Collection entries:
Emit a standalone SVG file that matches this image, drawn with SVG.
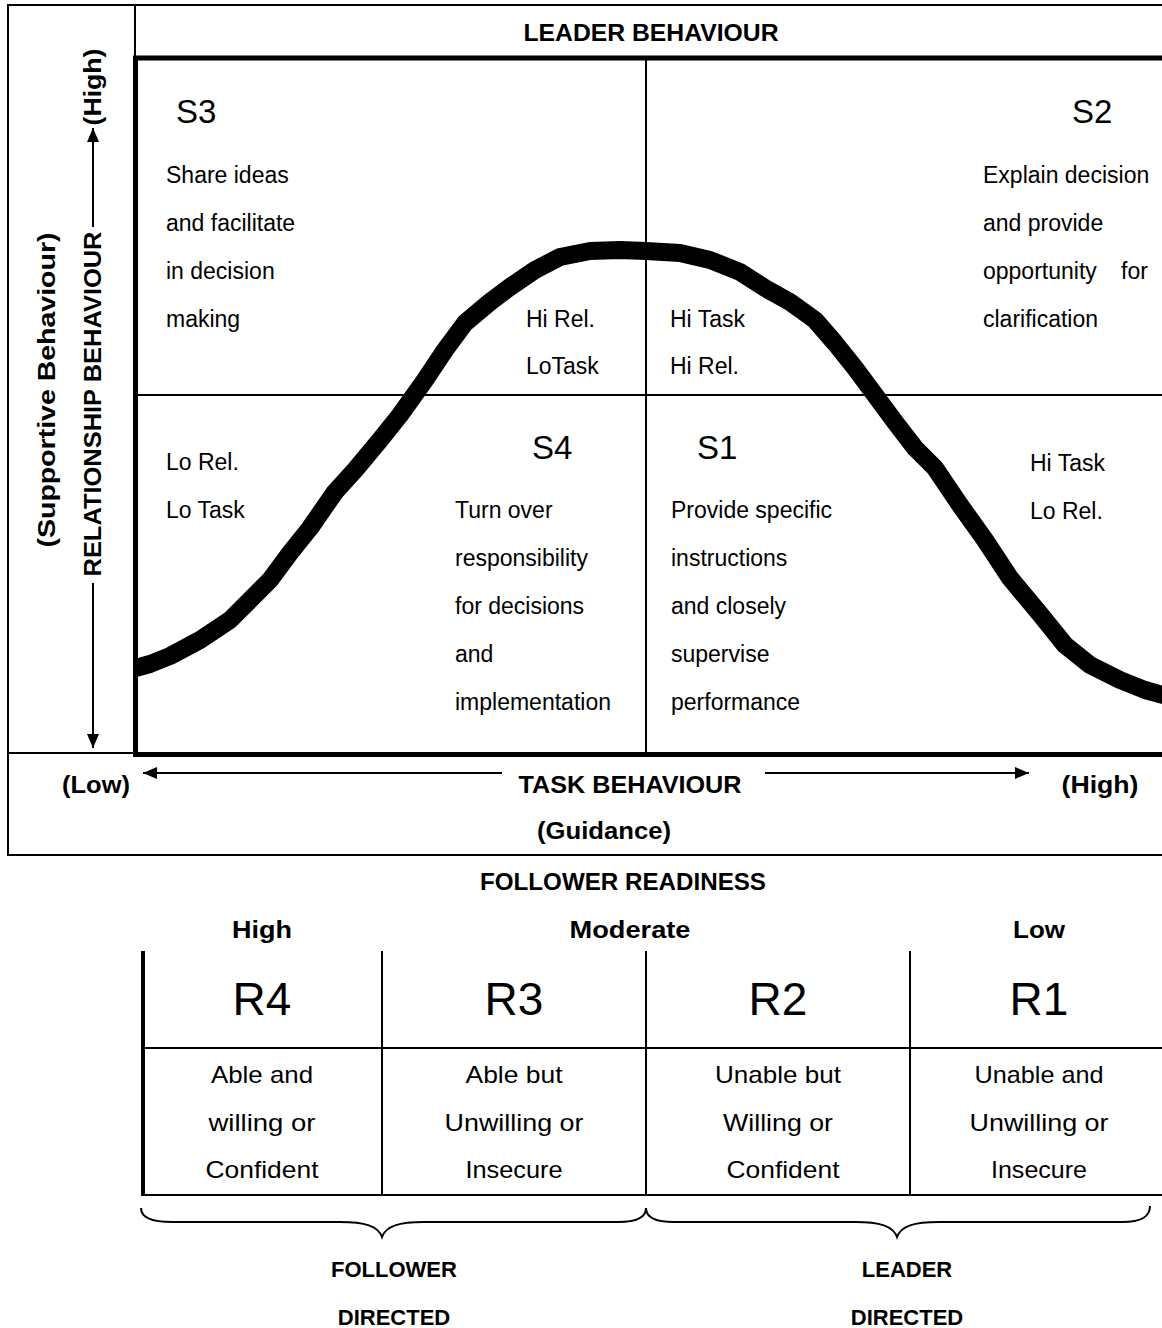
<svg xmlns="http://www.w3.org/2000/svg" width="1162" height="1328" viewBox="0 0 1162 1328">
<style>
text{font-family:"Liberation Sans",Arial,sans-serif;fill:#000}
.b{font-weight:bold;font-size:24px}
.t{font-size:23px}
.s{font-size:33px}
.r{font-size:46px;text-anchor:middle}
.c{font-size:24px;text-anchor:middle}
.m{text-anchor:middle}
.thin{stroke:#000;stroke-width:2;fill:none}
.thick{stroke:#000;stroke-width:5;fill:none}
.ax{stroke:#000;stroke-width:2;fill:none;marker-end:url(#ah)}
.br{stroke:#000;stroke-width:2;fill:none}
</style>
<defs>
<marker id="ah" viewBox="0 0 14 12" refX="14" refY="6" markerWidth="14" markerHeight="12" markerUnits="userSpaceOnUse" orient="auto"><path d="M0,0 L14,6 L0,12 z" fill="#000"/></marker>
<clipPath id="inner"><rect x="137" y="60" width="1030" height="692"/></clipPath>
</defs>
<rect width="1162" height="1328" fill="#fff"/>

<g id="frame">
<path class="thin" d="M1162,5 H8 V855 H1162"/>
<line class="thin" x1="135" y1="5" x2="135" y2="58"/>
<line class="thin" x1="8" y1="753" x2="135" y2="753"/>
<path class="thick" d="M1164,58 H135.5 V754.5 H1164"/>
<line class="thin" x1="646" y1="58" x2="646" y2="753"/>
<line class="thin" x1="135" y1="395" x2="1162" y2="395"/>
</g>

<g id="header">
<text class="b m" x="651" y="41" textLength="255" lengthAdjust="spacingAndGlyphs">LEADER BEHAVIOUR</text>
</g>

<g id="curve" clip-path="url(#inner)">
<path d="M125,671 L150,664 L170,656 L200,640 L230,620 L250,600 L270,580 L290,553 L310,528 L335,492 L355,470 L380,440 L400,415 L425,380 L445,350 L465,323 L490,302 L510,287 L535,270 L560,257 L590,251 L620,250 L646,251 L680,253 L710,260 L740,272 L765,288 L790,302 L815,320 L835,343 L855,368 L875,395 L895,422 L915,448 L935,468 L960,505 L985,540 L1010,578 L1040,614 L1065,645 L1090,665 L1120,680 L1145,690 L1170,697" fill="none" stroke="#000" stroke-width="18" stroke-linejoin="round" stroke-linecap="round"/>
</g>

<g id="s3">
<text class="s" x="176" y="123">S3</text>
<text class="t" x="166" y="183">Share ideas</text>
<text class="t" x="166" y="231">and facilitate</text>
<text class="t" x="166" y="279">in decision</text>
<text class="t" x="166" y="327">making</text>
<text class="t" x="526" y="327">Hi Rel.</text>
<text class="t" x="526" y="374">LoTask</text>
</g>

<g id="s2">
<text class="s" x="1072" y="123">S2</text>
<text class="t" x="983" y="183">Explain decision</text>
<text class="t" x="983" y="231">and provide</text>
<text class="t" x="983" y="279">opportunity</text>
<text class="t" x="1121" y="279">for</text>
<text class="t" x="983" y="327">clarification</text>
<text class="t" x="670" y="327">Hi Task</text>
<text class="t" x="670" y="374">Hi Rel.</text>
</g>

<g id="s4">
<text class="t" x="166" y="470">Lo Rel.</text>
<text class="t" x="166" y="518">Lo Task</text>
<text class="s" x="532" y="459">S4</text>
<text class="t" x="455" y="518">Turn over</text>
<text class="t" x="455" y="566">responsibility</text>
<text class="t" x="455" y="614">for decisions</text>
<text class="t" x="455" y="662">and</text>
<text class="t" x="455" y="710">implementation</text>
</g>

<g id="s1">
<text class="s" x="697" y="459">S1</text>
<text class="t" x="671" y="518">Provide specific</text>
<text class="t" x="671" y="566">instructions</text>
<text class="t" x="671" y="614">and closely</text>
<text class="t" x="671" y="662">supervise</text>
<text class="t" x="671" y="710">performance</text>
<text class="t" x="1030" y="471">Hi Task</text>
<text class="t" x="1030" y="519">Lo Rel.</text>
</g>

<g id="axis-labels">
<text class="b m" transform="translate(101,87) rotate(-90)" textLength="77" lengthAdjust="spacingAndGlyphs">(High)</text>
<text class="b m" transform="translate(101,404) rotate(-90)" textLength="345" lengthAdjust="spacingAndGlyphs">RELATIONSHIP BEHAVIOUR</text>
<text class="b m" transform="translate(55,390) rotate(-90)" textLength="315" lengthAdjust="spacingAndGlyphs">(Supportive Behaviour)</text>
<text class="b m" x="96" y="793" textLength="68" lengthAdjust="spacingAndGlyphs">(Low)</text>
<text class="b m" x="630" y="793" textLength="223" lengthAdjust="spacingAndGlyphs">TASK BEHAVIOUR</text>
<text class="b m" x="1100" y="793" textLength="77" lengthAdjust="spacingAndGlyphs">(High)</text>
<text class="b m" x="604" y="839" textLength="134" lengthAdjust="spacingAndGlyphs">(Guidance)</text>
</g>

<g id="connectors">
<line class="ax" x1="93" y1="227" x2="93" y2="128"/>
<line class="ax" x1="93" y1="583" x2="93" y2="748"/>
<line class="ax" x1="502" y1="773" x2="143" y2="773"/>
<line class="ax" x1="765" y1="773" x2="1029" y2="773"/>
</g>

<g id="readiness-header">
<text class="b m" x="623" y="890" textLength="286" lengthAdjust="spacingAndGlyphs">FOLLOWER READINESS</text>
<text class="b m" x="262" y="938" textLength="60" lengthAdjust="spacingAndGlyphs">High</text>
<text class="b m" x="630" y="938" textLength="121" lengthAdjust="spacingAndGlyphs">Moderate</text>
<text class="b m" x="1039" y="938" textLength="52" lengthAdjust="spacingAndGlyphs">Low</text>
</g>

<g id="table">
<line x1="143" y1="951" x2="143" y2="1196" stroke="#000" stroke-width="4"/>
<line class="thin" x1="382" y1="951" x2="382" y2="1195"/>
<line class="thin" x1="646" y1="951" x2="646" y2="1195"/>
<line class="thin" x1="910" y1="951" x2="910" y2="1195"/>
<line class="thin" x1="143" y1="1048" x2="1162" y2="1048"/>
<line class="thin" x1="141" y1="1195" x2="1162" y2="1195"/>
</g>

<g id="r4">
<text class="r" x="262" y="1015">R4</text>
<text class="c" x="262" y="1083" textLength="102" lengthAdjust="spacingAndGlyphs">Able and</text>
<text class="c" x="262" y="1131" textLength="107" lengthAdjust="spacingAndGlyphs">willing or</text>
<text class="c" x="262" y="1178" textLength="113" lengthAdjust="spacingAndGlyphs">Confident</text>
</g>
<g id="r3">
<text class="r" x="514" y="1015">R3</text>
<text class="c" x="514" y="1083" textLength="97" lengthAdjust="spacingAndGlyphs">Able but</text>
<text class="c" x="514" y="1131" textLength="139" lengthAdjust="spacingAndGlyphs">Unwilling or</text>
<text class="c" x="514" y="1178" textLength="97" lengthAdjust="spacingAndGlyphs">Insecure</text>
</g>
<g id="r2">
<text class="r" x="778" y="1015">R2</text>
<text class="c" x="778" y="1083" textLength="126" lengthAdjust="spacingAndGlyphs">Unable but</text>
<text class="c" x="778" y="1131" textLength="110" lengthAdjust="spacingAndGlyphs">Willing or</text>
<text class="c" x="783" y="1178" textLength="113" lengthAdjust="spacingAndGlyphs">Confident</text>
</g>
<g id="r1">
<text class="r" x="1039" y="1015">R1</text>
<text class="c" x="1039" y="1083" textLength="129" lengthAdjust="spacingAndGlyphs">Unable and</text>
<text class="c" x="1039" y="1131" textLength="139" lengthAdjust="spacingAndGlyphs">Unwilling or</text>
<text class="c" x="1039" y="1178" textLength="96" lengthAdjust="spacingAndGlyphs">Insecure</text>
</g>

<g id="braces">
<path class="br" d="M141,1208 C141,1217 150,1222 172,1222 L340,1222 C365,1222 378,1226 382,1237 C386,1226 399,1222 424,1222 L618,1222 C638,1222 646,1216 646,1208"/>
<path class="br" d="M646,1208 C646,1216 654,1222 674,1222 L855,1222 C880,1222 893,1226 897,1237 C901,1226 914,1222 939,1222 L1122,1222 C1143,1222 1150,1216 1150,1206"/>
<text class="b m" x="394" y="1277" style="font-size:22px">FOLLOWER</text>
<text class="b m" x="394" y="1325" style="font-size:22px">DIRECTED</text>
<text class="b m" x="907" y="1277" style="font-size:22px">LEADER</text>
<text class="b m" x="907" y="1325" style="font-size:22px">DIRECTED</text>
</g>
</svg>
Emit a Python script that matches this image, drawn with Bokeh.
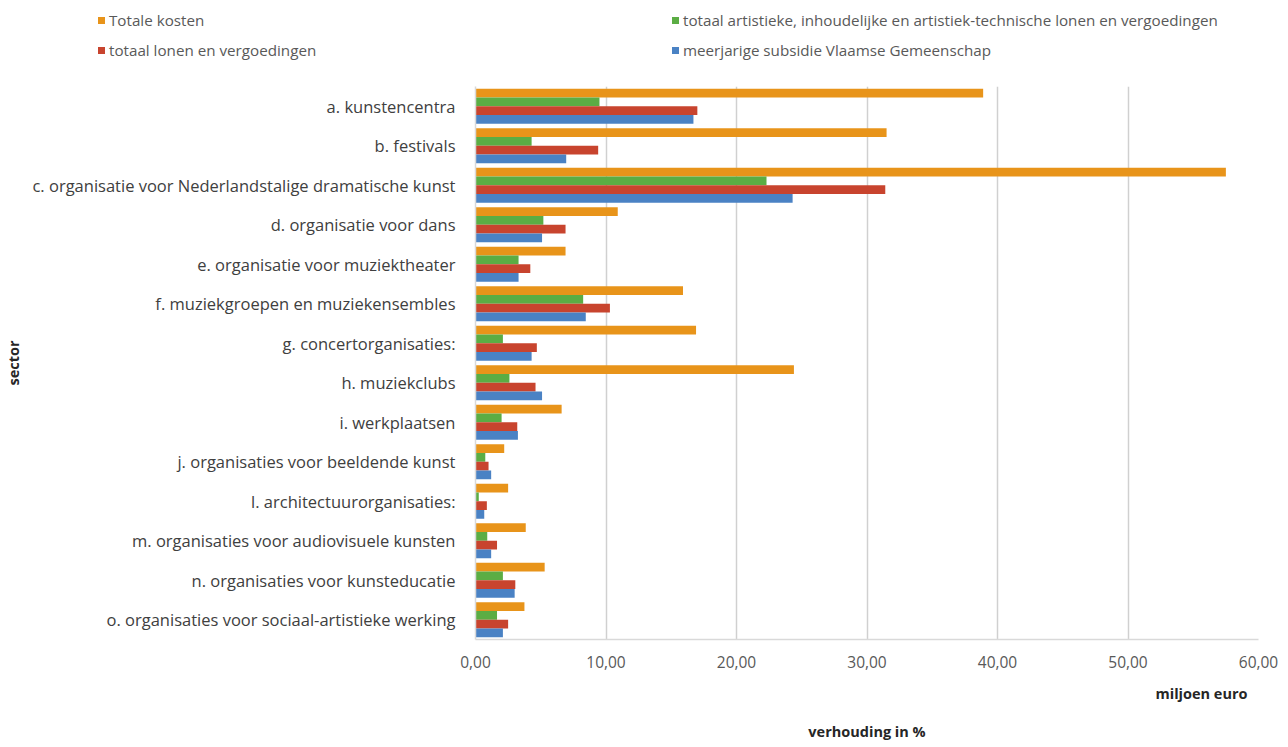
from bokeh.plotting import figure
from bokeh.layouts import column
from bokeh.models import (FactorRange, CustomJSTickFormatter, FixedTicker,
                          ColumnDataSource, Title, Div)
from bokeh.transform import dodge
from bokeh.embed import file_html
from bokeh.resources import INLINE

categories = [
    "a. kunstencentra",
    "b. festivals",
    "c. organisatie voor Nederlandstalige dramatische kunst",
    "d. organisatie voor dans",
    "e. organisatie voor muziektheater",
    "f. muziekgroepen en muziekensembles",
    "g. concertorganisaties:",
    "h. muziekclubs",
    "i. werkplaatsen",
    "j. organisaties voor beeldende kunst",
    "l. architectuurorganisaties:",
    "m. organisaties voor audiovisuele kunsten",
    "n. organisaties voor kunsteducatie",
    "o. organisaties voor sociaal-artistieke werking",
]

totale_kosten = [38.9, 31.5, 57.5, 10.9, 6.9, 15.9, 16.9, 24.4, 6.6, 2.2, 2.5, 3.85, 5.3, 3.75]
artistieke_lonen = [9.5, 4.3, 22.3, 5.2, 3.3, 8.25, 2.1, 2.6, 2.0, 0.75, 0.25, 0.9, 2.1, 1.65]
totaal_lonen = [17.0, 9.4, 31.4, 6.9, 4.2, 10.3, 4.7, 4.6, 3.2, 1.0, 0.87, 1.65, 3.05, 2.5]
subsidie = [16.7, 6.95, 24.3, 5.1, 3.3, 8.45, 4.3, 5.1, 3.25, 1.2, 0.67, 1.2, 3.0, 2.1]

series_names = [
    "Totale kosten",
    "totaal artistieke, inhoudelijke en artistiek-technische lonen en vergoedingen",
    "totaal lonen en vergoedingen",
    "meerjarige subsidie Vlaamse Gemeenschap",
]
x_ticks = [0, 10, 20, 30, 40, 50, 60]

colors = ["#E8941A", "#5BAD44", "#C8442E", "#4A82C4"]
offsets = [0.33, 0.11, -0.11, -0.33]

src = ColumnDataSource(dict(cat=categories, s0=totale_kosten, s1=artistieke_lonen,
                            s2=totaal_lonen, s3=subsidie))

W = 1284
TOP_H = 80
H = 746 - TOP_H
FL, FR, FT, FB = 475, 1258, 86 - TOP_H, 641 - TOP_H  # frame edges within main figure

# ---------------- legend (HTML strip above the chart) ----------------
legend_pos = [(98, 20), (672, 20), (98, 50), (672, 50)]
parts = []
for name, col, (lx, ly) in zip(series_names, colors, legend_pos):
    parts.append(
        f'<span style="position:absolute;left:{lx}px;top:{ly - 3.5}px;width:7px;height:7px;'
        f'background:{col};"></span>'
        f'<span style="position:absolute;left:{lx + 11}px;top:{ly - 11}px;line-height:22px;'
        f'white-space:nowrap;">{name}</span>')
legend_html = (f'<div style="position:relative;width:{W}px;height:{TOP_H}px;'
               f'font-family:\'Open Sans\';font-size:15.2px;color:#595959;">'
               + "".join(parts) + "</div>")
legend_div = Div(text=legend_html, width=W, height=TOP_H, margin=0)

# ---------------- main chart ----------------
p = figure(width=W, height=H, output_backend="svg", toolbar_location=None,
           y_range=FactorRange(factors=list(reversed(categories)), range_padding=0),
           x_range=(0, 60),
           min_border_left=FL, min_border_right=W - FR,
           min_border_top=FT, min_border_bottom=H - FB)
p.outline_line_color = None

for i, col in enumerate(["s0", "s1", "s2", "s3"]):
    p.hbar(y=dodge("cat", offsets[i], range=p.y_range), left=0, right=col,
           height=0.22, source=src, fill_color=colors[i], line_color=None)

# x axis
p.xaxis.ticker = FixedTicker(ticks=x_ticks)
p.xaxis.formatter = CustomJSTickFormatter(code="return tick.toFixed(2).replace('.', ',');")
p.xaxis.major_label_text_font = "Open Sans"
p.xaxis.major_label_text_font_size = "15.5px"
p.xaxis.major_label_text_color = "#595959"
p.xaxis.axis_line_color = "#D9D9D9"
p.xaxis.axis_line_width = 1.5
p.xaxis.major_tick_line_color = None
p.xaxis.minor_tick_line_color = None
p.xaxis.major_label_standoff = 10

# y axis
p.yaxis.major_label_text_font = "Open Sans"
p.yaxis.major_label_text_font_size = "16.5px"
p.yaxis.major_label_text_color = "#404040"
p.yaxis.axis_line_color = "#D9D9D9"
p.yaxis.axis_line_width = 1.5
p.yaxis.major_tick_line_color = None
p.yaxis.minor_tick_line_color = None
p.yaxis.major_label_standoff = 14
p.yaxis.axis_label = "sector"
p.yaxis.axis_label_text_font = "Open Sans"
p.yaxis.axis_label_text_font_style = "bold"
p.yaxis.axis_label_text_font_size = "14.5px"
p.yaxis.axis_label_text_color = "#262626"
p.yaxis.axis_label_standoff = 6

p.ygrid.grid_line_color = None
p.xgrid.grid_line_color = "#D0D0D0"
p.xgrid.grid_line_width = 1.5

# bottom titles
t1 = Title(text="miljoen euro", align="right", offset=11, standoff=22,
           text_font="Open Sans", text_font_style="bold", text_font_size="14.5px",
           text_color="#262626")
t2 = Title(text="verhouding in %", align="center", standoff=12,
           text_font="Open Sans", text_font_style="bold", text_font_size="14.5px",
           text_color="#262626")
p.add_layout(t1, "below")
p.add_layout(t2, "below")

layout = column(legend_div, p, spacing=0)
open("out.html", "w").write(file_html(layout, INLINE))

The exercise ▸ In the material above, show every line where the word "that" turns up.

The reply ▸
Emit a standalone SVG file that matches this image, drawn with SVG.
Emit a Python script that matches this image, drawn with Bokeh.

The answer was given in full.